Continued monitoring will be critical not only to understand trends in the southern Sierra fisher population, but also to document fisher population expansion into the central and northern Sierra Nevada. Contingent on funding and meeting objectives of the fisher population monitoring program, sampling will continue in the central and northern Sierra Nevada to better understand regional variation in marten distribution.
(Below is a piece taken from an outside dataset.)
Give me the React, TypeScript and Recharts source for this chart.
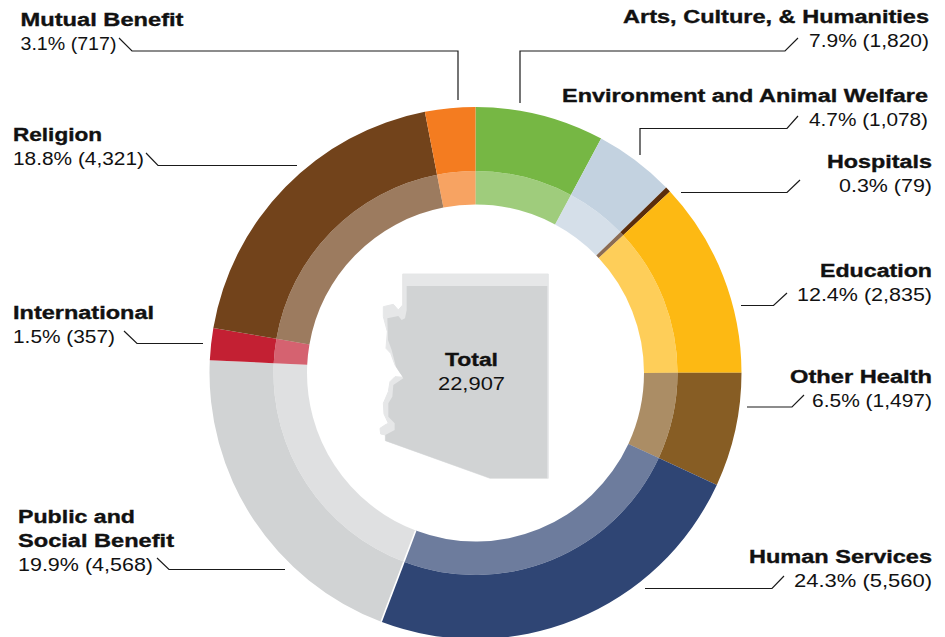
import { PieChart, Pie, Cell, Sector } from 'recharts';

const CATEGORIES = [
    ['Arts, Culture, & Humanities'],
    ['Environment and Animal Welfare'],
    ['Hospitals'],
    ['Education'],
    ['Other Health'],
    ['Human Services'],
    ['Public and', 'Social Benefit'],
    ['International'],
    ['Religion'],
    ['Mutual Benefit'],
];
const PERCENT_LABELS = ['7.9%', '4.7%', '0.3%', '12.4%', '6.5%', '24.3%', '19.9%', '1.5%', '18.8%', '3.1%'];
const COUNT_LABELS = ['1,820', '1,078', '79', '2,835', '1,497', '5,560', '4,568', '357', '4,321', '717'];

// arc shares as measured on the picture, they differ slightly from the printed percentages
const ARC_SHARES = [7.83, 4.89, 0.33, 11.94, 6.92, 23.86, 20.0, 1.94, 19.24, 3.05];

const COLORS = [
    '#76b744', // Arts
    '#c3d2e0', // Environment
    '#5a2d0c', // Hospitals
    '#fdb913', // Education
    '#875d24', // Other Health
    '#2f4574', // Human Services
    '#d1d3d4', // Public and Social Benefit
    '#c32033', // International
    '#72431b', // Religion
    '#f47c20', // Mutual Benefit
];

// label anchor: x, baseline of first line, anchor side, text widths (the source type is an extended grotesque), leader polyline
const LABEL_LAYOUT: { x: number; y: number; anchor: 'start' | 'end'; nameW: number[]; valueW: number; leader: string }[] = [
    { x: 929, y: 23, anchor: 'end', nameW: [306], valueW: 120, leader: '520,103 520,51 785,51 798,38' },
    { x: 928, y: 102, anchor: 'end', nameW: [366], valueW: 119, leader: '640,155 640,128.5 787,128.5 798,116' },
    { x: 932, y: 168, anchor: 'end', nameW: [105], valueW: 93, leader: '681,192.5 787,192.5 800,180' },
    { x: 932, y: 277, anchor: 'end', nameW: [112], valueW: 135, leader: '741,305.5 773.5,305.5 787,293' },
    { x: 932, y: 383, anchor: 'end', nameW: [142], valueW: 120, leader: '747,407 792,407 804,395' },
    { x: 932, y: 563, anchor: 'end', nameW: [183], valueW: 138, leader: '645,588.5 772,588.5 784,576' },
    { x: 18, y: 523, anchor: 'start', nameW: [117, 156], valueW: 135, leader: '285,569.5 169,569.5 157,558' },
    { x: 13, y: 319, anchor: 'start', nameW: [141], valueW: 102, leader: '203,343.5 137,343.5 124,331' },
    { x: 13, y: 141, anchor: 'start', nameW: [89], valueW: 131, leader: '297,165.5 158,165.5 146,153' },
    { x: 20.5, y: 26, anchor: 'start', nameW: [163], valueW: 96, leader: '458,100 458,51 132,51 119,38' },
];

const FONT = '"Liberation Sans", Arial, sans-serif';
const LINE = 24;
const SEAM_SLICE = 'Public and Social Benefit';

const chartData = CATEGORIES.map((name, i) => ({ name: name.join(' '), share: ARC_SHARES[i] }));

function FittedText({ x, y, anchor, width, bold, children }: any) {
    return (
        <text
            x={x}
            y={y}
            textAnchor={anchor}
            textLength={width}
            lengthAdjust="spacingAndGlyphs"
            fontFamily={FONT}
            fontSize={18}
            fontWeight={bold ? 700 : 400}
            fill="#111"
            stroke={bold ? '#111' : 'none'}
            strokeWidth={bold ? 0.35 : 0}
        >
            {children}
        </text>
    );
}

const renderLabel = ({ index }: any) => {
    const pos = LABEL_LAYOUT[index];
    const lines = CATEGORIES[index];
    return (
        <g key={`label-${index}`}>
            <polyline points={pos.leader} fill="none" stroke="#1a1a1a" strokeWidth={1.2} />
            {lines.map((line, i) => (
                <FittedText key={line} x={pos.x} y={pos.y + i * LINE} anchor={pos.anchor} width={pos.nameW[i]} bold>
                    {line}
                </FittedText>
            ))}
            <FittedText x={pos.x} y={pos.y + lines.length * LINE} anchor={pos.anchor} width={pos.valueW}>
                {`${PERCENT_LABELS[index]} (${COUNT_LABELS[index]})`}
            </FittedText>
        </g>
    );
};

// the white gap only exists between Human Services and Public and Social Benefit
const renderSlice = (props: any) => {
    const { cx, cy, innerRadius, outerRadius, startAngle, name } = props;
    const rad = (-startAngle * Math.PI) / 180;
    return (
        <g>
            <Sector {...props} stroke="none" />
            {name === SEAM_SLICE && (
                <line
                    x1={cx + innerRadius * Math.cos(rad)}
                    y1={cy + innerRadius * Math.sin(rad)}
                    x2={cx + outerRadius * Math.cos(rad)}
                    y2={cy + outerRadius * Math.sin(rad)}
                    stroke="#fff"
                    strokeWidth={1.6}
                />
            )}
        </g>
    );
};

// Arizona outline, traced in a 3x crop whose origin is (360, 260)
const STATE_LIGHT =
    'M128 42 L565 42 L565 655 L390 655 L76 542 L76 525 L62 522 L60 505 L75 495 L85 490 L72 462 L70 430 L85 395 L90 365 L105 350 L132 352 L118 335 L105 315 L92 280 L78 265 L82 215 L70 170 L70 140 L100 133 L115 150 L128 135 Z';
const STATE_MAIN =
    'M140 78 L562 78 L562 655 L390 655 L76 542 L76 525 L104 510 L104 490 L85 470 L85 430 L97 410 L100 375 L130 355 L108 320 L95 270 L84 240 L82 175 L115 168 L125 180 L135 175 L140 150 Z';

export default function App() {
    return (
        <div style={{ position: 'absolute', left: 0, top: 0, width: 945, height: 637, overflow: 'hidden' }}>
            <PieChart width={945} height={637} margin={{ top: 0, right: 0, bottom: 0, left: 0 }}>
                <g transform="translate(360 260) scale(0.3333)">
                    <path d={STATE_LIGHT} fill="#e6e7e8" stroke="#e6e7e8" strokeWidth={3} strokeLinejoin="round" />
                    <path d={STATE_MAIN} fill="#d1d3d4" />
                </g>
                <Pie
                    data={chartData}
                    dataKey="share"
                    cx={475.5}
                    cy={373}
                    startAngle={90}
                    endAngle={-270}
                    innerRadius={168.5}
                    outerRadius={202}
                    fillOpacity={0.7}
                    shape={renderSlice}
                    isAnimationActive={false}
                >
                    {chartData.map((entry, index) => (
                        <Cell key={`inner-${index}`} fill={COLORS[index]} />
                    ))}
                </Pie>
                <Pie
                    data={chartData}
                    dataKey="share"
                    cx={475.5}
                    cy={373}
                    startAngle={90}
                    endAngle={-270}
                    innerRadius={202}
                    outerRadius={266}
                    labelLine={false}
                    label={renderLabel}
                    shape={renderSlice}
                    isAnimationActive={false}
                >
                    {chartData.map((entry, index) => (
                        <Cell key={`outer-${index}`} fill={COLORS[index]} />
                    ))}
                </Pie>
                <FittedText x={471.5} y={366} anchor="middle" width={53} bold>
                    Total
                </FittedText>
                <FittedText x={471.5} y={390} anchor="middle" width={67}>
                    22,907
                </FittedText>
            </PieChart>
        </div>
    );
}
Program objectives for 2006 include:

  1. continued intensive sampling of the fisher population in the southern Sierra Nevada,
  2. sampling for fisher in the central and northern Sierra Nevada with emphasis on Stanislaus NF and Lassen NF,
  3. continued marten monitoring, and
  4. completing data migration to the Forest Service corporate databases,
  5. expansion of fisher monitoring onto National Park Service lands in the southern Sierra Nevada, and
  6. integration of hair snaring devices for genetic identification of individual fisher at all survey locations in the southern Sierra Nevada.

Forest Monitoring Summary for October 1, 2004 to September 30, 2005 (FY 2005)

Treatment in fisher den site buffers occurred on 37 acres on the Sequoia NF. Treatment within fisher den site buffers may occur if necessary to achieve fuel objectives in Wildland Urban Interface (WUI) zone (ROD page 61).

The ROD requires evaluation of CSO (California spotted owl) PACs after potentially stand replacing fires in order to replace PACs or PAC acres which may have become unsuitable (page 37). Three CSO PACs were affected by wildfire in FY 2004 and 4.5 acres became unsuitable as a result of the fire but suitable replacement acres were found. The fires occurred on the Sierra and Stanislaus NFs.

None of the Sierra Nevada NFs identified any vegetation management treatments in Great Grey Owl PACs, or marten den site buffers though the ROD allows some vegetation treatments (pages 61-62).